Omit every picture, and retype the lines that run from the beginning of the data below through the line containing "var stepDays = 14;", inclusive.

[A run of records]
-.-.-

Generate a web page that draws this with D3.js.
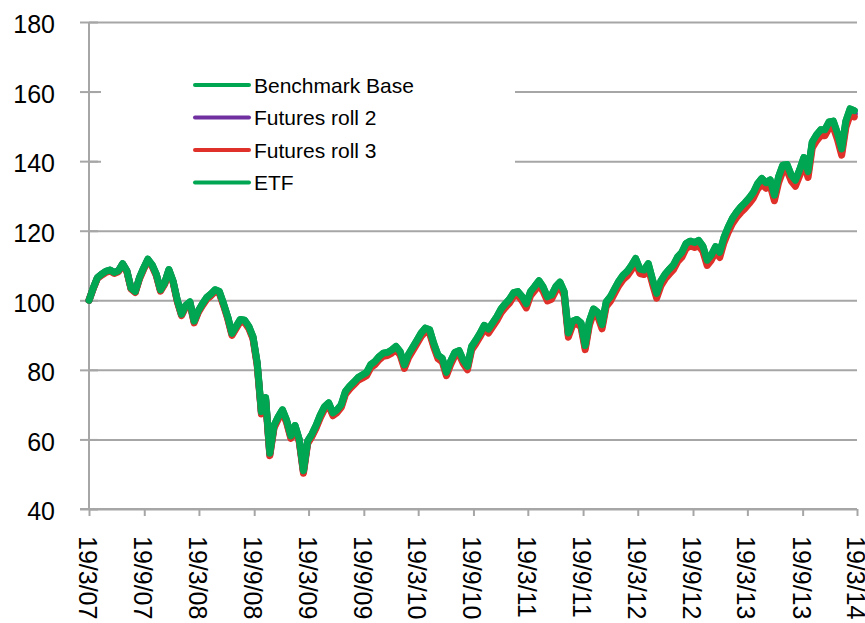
<!DOCTYPE html>
<html>
<head>
<meta charset="utf-8">
<script src="https://cdn.jsdelivr.net/npm/d3@7"></script>
<style>
  body { margin: 0; background: #fff; }
  text { font-family: "Liberation Sans", Arial, sans-serif; fill: #000; }
</style>
</head>
<body>
<script>
// fortnightly observations from 19/3/07
var startDay = "19/3/07";
var endDay = "19/3/14";
var stepDays = 14;

var tickLabels = ["19/3/07","19/9/07","19/3/08","19/9/08","19/3/09","19/9/09","19/3/10","19/9/10",
                  "19/3/11","19/9/11","19/3/12","19/9/12","19/3/13","19/9/13","19/3/14"];
var yTicks = [40, 60, 80, 100, 120, 140, 160, 180];

var seriesNames = ["Benchmark Base", "Futures roll 2", "Futures roll 3", "ETF"];
var seriesColors = ["#00a651", "#7030a0", "#e0302a", "#00a651"];

var benchmark = [
  100, 103.5, 106.5, 107.5, 108.3, 108.7, 108, 108.5, 110.5, 108.5,
  103.5, 102.5, 106.5, 109.3, 111.8, 110.2, 107.5, 103, 105, 108.8,
  105.5, 100, 96, 98.5, 99.5, 94, 97, 99, 100.8, 101.8,
  103, 102.5, 99, 95.2, 90.5, 92.5, 94.5, 94.3, 92.5, 89.5,
  82, 68, 72, 56, 64, 66.5, 68.5, 65.5, 61, 64,
  60, 51, 59.5, 61.5, 64, 67, 69.4, 70.5, 67.6, 68.5,
  70, 73.8, 75.3, 76.5, 77.8, 78.5, 79.2, 81.5, 82.4, 83.8,
  84.8, 85, 85.7, 86.7, 85.2, 81.4, 84.5, 86.5, 88.5, 90.6,
  92, 91.5, 87.5, 84.2, 83.3, 79.3, 82.5, 85, 85.5, 82.8,
  81, 86.7, 88.5, 90.5, 92.8, 91.7, 93.5, 95.3, 97.5, 99,
  100.3, 102.2, 102.5, 101, 99, 102.5, 104, 105.6, 103.8, 101,
  101.5, 103.9, 105.2, 102.5, 90.6, 94, 94.5, 93.5, 87, 94,
  97.5, 96.5, 93, 99.5, 101, 103.3, 105.5, 107.2, 108.3, 110,
  112, 109, 108.7, 110.5, 106, 102, 105.5, 107.5, 108.9, 110.2,
  112.5, 113.8, 116.3, 117, 116.6, 117.2, 115.5, 111.5, 113, 115.4,
  113.8, 118, 121, 123.5, 125.3, 126.8, 128, 129.4, 131, 133.5,
  135, 133.8, 134.6, 130.2, 135.5, 138.8, 139, 136, 134.5, 137.5,
  141, 137, 145.5, 147.5, 149, 149, 151.3, 151.5, 148, 143.5,
  151.5, 155, 154.5
];

var roll2 = [
  100, 103.4, 106.4, 107.4, 108.2, 108.6, 107.9, 108.4, 110.4, 108.4,
  103.4, 102.4, 106.3, 109.1, 111.6, 110, 107.3, 102.8, 104.8, 108.6,
  105.3, 99.8, 95.8, 98.3, 99.3, 93.8, 96.8, 98.8, 100.5, 101.5,
  102.7, 102.2, 98.7, 94.9, 90.2, 92.2, 94.2, 94, 92.2, 89.2,
  81.6, 67.6, 71.6, 55.6, 63.6, 66.1, 68.1, 65.1, 60.6, 63.6,
  59.6, 50.6, 59.1, 61.1, 63.6, 66.6, 69, 70.1, 67.2, 68.1,
  69.6, 73.4, 74.9, 76.1, 77.4, 78.1, 78.8, 81.1, 82, 83.4,
  84.3, 84.5, 85.2, 86.2, 84.7, 80.9, 84, 86, 88, 90.1,
  91.5, 91, 87, 83.7, 82.8, 78.8, 82, 84.5, 85, 82.3,
  80.5, 86.2, 88, 90, 92.3, 91.2, 93, 94.8, 97, 98.5,
  99.7, 101.6, 101.9, 100.4, 98.4, 101.9, 103.4, 105, 103.2, 100.4,
  100.9, 103.3, 104.6, 101.9, 90, 93.4, 93.9, 92.9, 86.4, 93.4,
  96.9, 95.9, 92.4, 98.9, 100.4, 102.7, 104.9, 106.6, 107.7, 109.4,
  111.4, 108.4, 108.1, 109.9, 105.4, 101.3, 104.8, 106.8, 108.2, 109.5,
  111.8, 113.1, 115.6, 116.3, 115.9, 116.5, 114.8, 110.8, 112.3, 114.7,
  113.1, 117.3, 120.3, 122.8, 124.6, 126, 127.2, 128.6, 130.2, 132.7,
  134.2, 133, 133.8, 129.4, 134.7, 138, 138.2, 135.2, 133.7, 136.7,
  140.2, 136.2, 144.7, 146.7, 148.2, 148.2, 150.4, 150.6, 147.1, 142.6,
  150.6, 154.1, 153.6
];

var roll3 = [
  100, 103.3, 106.3, 107.2, 108, 108.4, 107.7, 108.2, 110.2, 108.2,
  103.2, 102.2, 106.1, 108.9, 111.4, 109.8, 107.1, 102.6, 104.6, 108.4,
  105.1, 99.6, 95.6, 98, 99, 93.5, 96.5, 98.5, 100.3, 101.3,
  102.5, 102, 98.5, 94.6, 89.9, 91.9, 93.9, 93.7, 91.9, 88.9,
  81.3, 67.3, 71.3, 55.3, 63.3, 65.8, 67.8, 64.8, 60.3, 63.3,
  59.3, 50.3, 58.8, 60.8, 63.2, 66.2, 68.6, 69.7, 66.8, 67.7,
  69.2, 73, 74.5, 75.7, 77, 77.6, 78.3, 80.6, 81.5, 82.9,
  83.9, 84.1, 84.8, 85.8, 84.2, 80.4, 83.5, 85.5, 87.5, 89.6,
  91, 90.5, 86.5, 83.2, 82.3, 78.3, 81.5, 84, 84.5, 81.8,
  80, 85.7, 87.5, 89.5, 91.8, 90.6, 92.4, 94.2, 96.4, 97.9,
  99.2, 101.1, 101.4, 99.8, 97.8, 101.3, 102.8, 104.4, 102.6, 99.8,
  100.3, 102.7, 104, 101.3, 89.4, 92.8, 93.3, 92.3, 85.8, 92.8,
  96.3, 95.3, 91.8, 98.2, 99.7, 102, 104.2, 105.9, 107, 108.7,
  110.7, 107.7, 107.4, 109.2, 104.7, 100.6, 104.1, 106.1, 107.5, 108.8,
  111.1, 112.4, 114.9, 115.6, 115.2, 115.7, 114, 110, 111.5, 113.9,
  112.3, 116.5, 119.5, 122, 123.8, 125.2, 126.4, 127.8, 129.4, 131.9,
  133.4, 132.2, 133, 128.6, 133.8, 137.1, 137.3, 134.3, 132.8, 135.8,
  139.3, 135.3, 143.8, 145.8, 147.3, 147.3, 149.5, 149.7, 146.2, 141.7,
  149.7, 153.2, 152.7
];

var etf = [
  100, 103.5, 106.5, 107.5, 108.3, 108.7, 108, 108.5, 110.5, 108.5,
  103.5, 102.5, 106.5, 109.3, 111.8, 110.2, 107.5, 103, 105, 108.8,
  105.5, 100, 96, 98.5, 99.5, 94, 97, 99, 100.8, 101.8,
  103, 102.5, 99, 95.2, 90.5, 92.5, 94.5, 94.3, 92.5, 89.5,
  82, 68, 72, 56, 64, 66.5, 68.5, 65.5, 61, 64,
  60, 51, 59.5, 61.5, 64, 67, 69.4, 70.5, 67.6, 68.5,
  70, 73.8, 75.3, 76.5, 77.8, 78.5, 79.2, 81.5, 82.4, 83.8,
  84.8, 85, 85.7, 86.7, 85.2, 81.4, 84.5, 86.5, 88.5, 90.6,
  92, 91.5, 87.5, 84.2, 83.3, 79.3, 82.5, 85, 85.5, 82.8,
  81, 86.7, 88.5, 90.5, 92.8, 91.7, 93.5, 95.3, 97.5, 99,
  100.3, 102.2, 102.5, 101, 99, 102.5, 104, 105.6, 103.8, 101,
  101.5, 103.9, 105.2, 102.5, 90.6, 94, 94.5, 93.5, 87, 94,
  97.5, 96.5, 93, 99.5, 101, 103.3, 105.5, 107.2, 108.3, 110,
  112, 109, 108.7, 110.5, 106, 102, 105.5, 107.5, 108.9, 110.2,
  112.5, 113.8, 116.3, 117, 116.6, 117.2, 115.5, 111.5, 113, 115.4,
  113.8, 118, 121, 123.5, 125.3, 126.8, 128, 129.4, 131, 133.5,
  135, 133.8, 134.6, 130.2, 135.5, 138.8, 139, 136, 134.5, 137.5,
  141, 137, 145.5, 147.5, 149, 149, 151.3, 151.5, 148, 143.5,
  151.5, 155, 154.5
];

var svg = d3.select("body")
    .append("svg")
    .attr("width", 865)
    .attr("height", 623)
    .style("display", "block");

var margin = {top: 22, right: 8, bottom: 114, left: 89};
var width = 865 - margin.left - margin.right;
var height = 623 - margin.top - margin.bottom;
var g = svg.append("g").attr("transform", "translate(" + margin.left + "," + margin.top + ")");

var parseDay = d3.timeParse("%d/%m/%y");
var start = parseDay(startDay);

var x = d3.scaleTime()
    .domain([start, parseDay(endDay)])
    .range([0, width]);

var y = d3.scaleLinear()
    .domain([40, 180])
    .range([height, 0]);

var gridColor = "#a6a6a6";

// gridlines
g.append("g")
    .call(d3.axisLeft(y).tickValues(yTicks).tickSize(-width).tickFormat(""))
    .call(function(a) {
        a.select(".domain").remove();
        a.selectAll(".tick line").attr("stroke", gridColor).attr("stroke-width", 2);
    });

// y axis
var yAxis = g.append("g")
    .call(d3.axisLeft(y).tickValues(yTicks).tickSize(9).tickPadding(25));
yAxis.select(".domain").remove();
yAxis.selectAll(".tick line").attr("x1", 9).attr("x2", -9).attr("stroke", gridColor).attr("stroke-width", 2);
yAxis.selectAll(".tick text").style("font-size", "25px").attr("dy", "0.43em");
yAxis.append("line")
    .attr("x1", 0).attr("x2", 0).attr("y1", 0).attr("y2", height)
    .attr("stroke", gridColor).attr("stroke-width", 2);

// x axis, last label runs off the right edge as in the original
var xAxis = g.append("g")
    .attr("transform", "translate(0," + height + ")")
    .call(d3.axisBottom(x)
        .tickValues(tickLabels.map(parseDay))
        .tickSize(7)
        .tickFormat(function(d, i) { return tickLabels[i]; }));
xAxis.select(".domain").remove();
xAxis.selectAll(".tick line").attr("stroke", gridColor).attr("stroke-width", 2);
xAxis.append("line")
    .attr("x1", -9).attr("x2", width).attr("y1", 0).attr("y2", 0)
    .attr("stroke", gridColor).attr("stroke-width", 2);
xAxis.selectAll(".tick text")
    .attr("transform", "rotate(90)")
    .attr("x", 27)
    .attr("y", 0)
    .attr("dy", "0.42em")
    .style("text-anchor", "start")
    .style("font-size", "25px");

// legend box
var legend = svg.append("g");
legend.append("rect")
    .attr("x", 101).attr("y", 62)
    .attr("width", 414).attr("height", 140)
    .attr("fill", "#fff");

var allSeries = [benchmark, roll2, roll3, etf];

var line = d3.line()
    .x(function(d, i) { return x(d3.timeDay.offset(start, i * stepDays)); })
    .y(function(d) { return y(d); });

g.selectAll(".series")
    .data(allSeries)
    .enter()
    .append("path")
    .attr("class", "series")
    .attr("d", line)
    .attr("fill", "none")
    .attr("stroke", function(d, i) { return seriesColors[i]; })
    .attr("stroke-width", 7)
    .attr("stroke-linejoin", "round")
    .attr("stroke-linecap", "round");

var items = legend.selectAll(".item")
    .data(seriesNames)
    .enter()
    .append("g")
    .attr("class", "item")
    .attr("transform", function(d, i) { return "translate(195," + (85 + i * 32.5) + ")"; });

items.append("line")
    .attr("x1", 0).attr("x2", 54)
    .attr("stroke", function(d, i) { return seriesColors[i]; })
    .attr("stroke-width", 4)
    .attr("stroke-linecap", "round");

items.append("text")
    .attr("x", 59)
    .attr("dy", "0.36em")
    .style("font-size", "21px")
    .text(function(d) { return d; });
</script>
</body>
</html>
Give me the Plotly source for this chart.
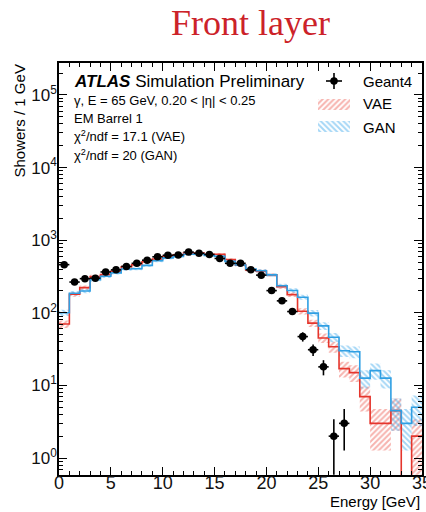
import numpy as np
import plotly.graph_objects as go

# ---------------- data ----------------
bin_edges = list(range(0, 36))  # 1 GeV bins, 0..35 GeV

geant4 = [460, 265, 295, 300, 365, 390, 435, 480, 530, 590,
          620, 625, 685, 660, 635, 560, 480, 480, 390, 330,
          202, 146, 104, 47, 31, 18, 2, 3, 0, 0,
          0, 0, 0, 0, 0]

vae = [70, 180, 222, 315, 335, 372, 430, 458, 505, 550,
       600, 625, 664, 664, 640, 640, 540, 455, 390, 375,
       333, 228, 178, 105, 72, 45, 34, 17, 15, 7,
       3, 3, 4.5, 0, 2]

gan = [100, 186, 200, 285, 318, 355, 400, 405, 450, 520,
       570, 595, 640, 645, 615, 600, 510, 455, 400, 380,
       333, 236, 203, 164, 99, 66, 46, 30, 29, 12.6,
       16, 12.6, 4.5, 3, 5]

x_tick_vals = [0, 5, 10, 15, 20, 25, 30, 35]
y_tick_vals = [1, 10, 100, 1000, 1e4, 1e5]
y_tick_text = ["10<sup>0</sup>", "10<sup>1</sup>", "10<sup>2</sup>",
               "10<sup>3</sup>", "10<sup>4</sup>", "10<sup>5</sup>"]

title_text = "Front layer"
atlas_text = "<b><i>ATLAS</i></b> Simulation Preliminary"
info_lines = ["γ, E = 65 GeV, 0.20 < |η| < 0.25",
              "EM Barrel 1",
              "χ<sup>2</sup>/ndf = 17.1 (VAE)",
              "χ<sup>2</sup>/ndf = 20 (GAN)"]
legend_names = ["Geant4", "VAE", "GAN"]
x_title = "Energy [GeV]"
y_title = "Showers / 1 GeV"

# ---------------- styling ----------------
W, H = 426, 512
ML, MR, MT, MB = 59, 4, 63, 37
FONT = "Liberation Sans, Arial, Helvetica, sans-serif"
RED_LINE = "#e5352c"
RED_HATCH = "rgba(236,85,75,0.9)"
BLUE_LINE = "#2f9fe3"
BLUE_HATCH = "rgba(55,165,235,0.9)"
FLOOR = 1e-3


def px_x(px):
    return (px - ML) / (W - ML - MR)


def px_y(py):
    return (H - MB - py) / (H - MT - MB)


def step_trace(vals, color, name):
    y = [v if v > 0 else FLOOR for v in vals]
    y = y + [y[-1]]
    return go.Scatter(x=bin_edges, y=y, mode="lines", line=dict(color=color, width=1.6, shape="hv"),
                      name=name, showlegend=False, hoverinfo="skip")


def pattern(color, shape):
    return dict(shape=shape, fgcolor=color, bgcolor="rgba(255,255,255,0)", size=4, solidity=0.5)


def band_trace(vals, color, shape, name):
    xs, ys = [], []
    for i, v in enumerate(vals):
        if v <= 0:
            continue
        e = np.sqrt(v)
        lo = max(v - e, FLOOR)
        hi = v + e
        x0, x1 = bin_edges[i], bin_edges[i + 1]
        xs += [x0, x1, x1, x0, x0, None]
        ys += [lo, lo, hi, hi, lo, None]
    return go.Scatter(x=xs, y=ys, mode="lines", fill="toself", line=dict(width=0, color="rgba(0,0,0,0)"),
                      fillcolor="rgba(255,255,255,0)", fillpattern=pattern(color, shape),
                      name=name, showlegend=False, hoverinfo="skip")


fig = go.Figure()
fig.add_trace(band_trace(vae, RED_HATCH, "/", "VAE band"))
fig.add_trace(band_trace(gan, BLUE_HATCH, "\\", "GAN band"))
fig.add_trace(step_trace(vae, RED_LINE, "VAE"))
fig.add_trace(step_trace(gan, BLUE_LINE, "GAN"))

centers = [0.5 * (bin_edges[i] + bin_edges[i + 1]) for i in range(len(geant4))]
gx = [c for c, v in zip(centers, geant4) if v > 0]
gy = [v for v in geant4 if v > 0]
gerr = [float(np.sqrt(v)) for v in gy]
fig.add_trace(go.Scatter(
    x=gx, y=gy, mode="markers",
    marker=dict(color="black", size=7.5, symbol="circle"),
    error_y=dict(type="data", array=gerr, color="black", thickness=1.6, width=0),
    error_x=dict(type="constant", value=0.5, color="black", thickness=1.6, width=0),
    name="Geant4", showlegend=False, hoverinfo="skip"))

# ---------------- legend keys (overlay axes in plot-area fractions) ----------------
def key_box(x0, x1, y0, y1, color, shape):
    return go.Scatter(x=[x0, x1, x1, x0, x0], y=[y0, y0, y1, y1, y0], mode="lines", fill="toself",
                      line=dict(width=0, color="rgba(0,0,0,0)"), fillcolor="rgba(255,255,255,0)",
                      fillpattern=pattern(color, shape),
                      xaxis="x2", yaxis="y2", showlegend=False, hoverinfo="skip")

fig.add_trace(go.Scatter(x=[px_x(334)], y=[px_y(81)], mode="markers",
                         marker=dict(color="black", size=7.5),
                         error_x=dict(type="constant", value=px_x(342) - px_x(334), color="black",
                                      thickness=1.6, width=0),
                         error_y=dict(type="constant", value=px_y(73) - px_y(81), color="black",
                                      thickness=1.6, width=0),
                         xaxis="x2", yaxis="y2", showlegend=False, hoverinfo="skip"))
fig.add_trace(key_box(px_x(318), px_x(350), px_y(110), px_y(99), RED_HATCH, "/"))
fig.add_trace(key_box(px_x(318), px_x(350), px_y(132), px_y(121), BLUE_HATCH, "\\"))

ann = []
for name, py in zip(legend_names, [81, 104, 127]):
    ann.append(dict(x=px_x(361), y=px_y(py), xref="paper", yref="paper", text=name, showarrow=False,
                    xanchor="left", yanchor="middle", font=dict(family=FONT, size=15, color="black")))

ann.append(dict(x=px_x(72), y=px_y(81), xref="paper", yref="paper", text=atlas_text, showarrow=False,
                xanchor="left", yanchor="middle", font=dict(family=FONT, size=17, color="black")))
for txt, py in zip(info_lines, [101, 118, 136, 155]):
    ann.append(dict(x=px_x(72), y=px_y(py), xref="paper", yref="paper", text=txt, showarrow=False,
                    xanchor="left", yanchor="middle", font=dict(family=FONT, size=13, color="black")))

ann.append(dict(x=px_x(250), y=px_y(23), xref="paper", yref="paper", text=title_text, showarrow=False,
                xanchor="center", yanchor="middle",
                font=dict(family="Liberation Serif, Times New Roman, serif", size=36, color="#cc2229")))
ann.append(dict(x=1.0, y=px_y(501), xref="paper", yref="paper", text=x_title, showarrow=False,
                xanchor="right", yanchor="middle", font=dict(family=FONT, size=15, color="black")))
ann.append(dict(x=px_x(19), y=1.0, xref="paper", yref="paper", text=y_title, showarrow=False,
                textangle=-90, xanchor="center", yanchor="top",
                font=dict(family=FONT, size=15, color="black")))

minor_y = [m * 10.0 ** k for k in range(-1, 6) for m in range(2, 10)]

fig.update_layout(
    width=W, height=H, autosize=False,
    margin=dict(l=ML, r=MR, t=MT, b=MB, pad=0, autoexpand=False),
    paper_bgcolor="white", plot_bgcolor="white",
    showlegend=False,
    annotations=ann,
    xaxis=dict(range=[0, 35], tickvals=x_tick_vals, ticks="inside", ticklen=8, tickwidth=1.2,
               tickcolor="black", showline=True, linecolor="black", linewidth=1.5, mirror="allticks",
               showgrid=False, zeroline=False, automargin=False, ticklabeloverflow="allow",
               ticklabelstandoff=-9,
               minor=dict(ticks="inside", ticklen=4, tickwidth=1, dtick=1, tick0=0, tickcolor="black",
                          showgrid=False),
               tickfont=dict(family=FONT, size=18, color="#111")),
    yaxis=dict(type="log", range=[-0.234, 5.44], tickvals=y_tick_vals, ticktext=y_tick_text,
               ticks="inside", ticklen=8, tickwidth=1.2, tickcolor="black", showline=True,
               linecolor="black", linewidth=1.5, mirror="allticks", showgrid=False, zeroline=False,
               automargin=False, ticklabeloverflow="allow", ticklabelstandoff=-3,
               minor=dict(ticks="inside", ticklen=4, tickwidth=1, tickvals=minor_y, tickcolor="black",
                          showgrid=False),
               tickfont=dict(family=FONT, size=17, color="#111")),
    xaxis2=dict(overlaying="x", range=[0, 1], visible=False, automargin=False),
    yaxis2=dict(overlaying="y", range=[0, 1], visible=False, automargin=False),
)

fig.write_html("out.html", config={"displayModeBar": False},
               post_script="document.body.style.margin='0';document.body.style.overflow='hidden';")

-.-.-

**Expected answer:**
Generate a web page that draws this with D3.js.
<!DOCTYPE html>
<html>
<head>
<meta charset="utf-8">
<script src="https://cdn.jsdelivr.net/npm/d3@7"></script>
<style>
  body { margin: 0; background: #fff; }
  text { font-family: "Liberation Sans", Arial, sans-serif; fill: #000; }
</style>
</head>
<body>
<script>
// fortnightly observations from 19/3/07
var startDay = "19/3/07";
var endDay = "19/3/14";
var stepDays = 14;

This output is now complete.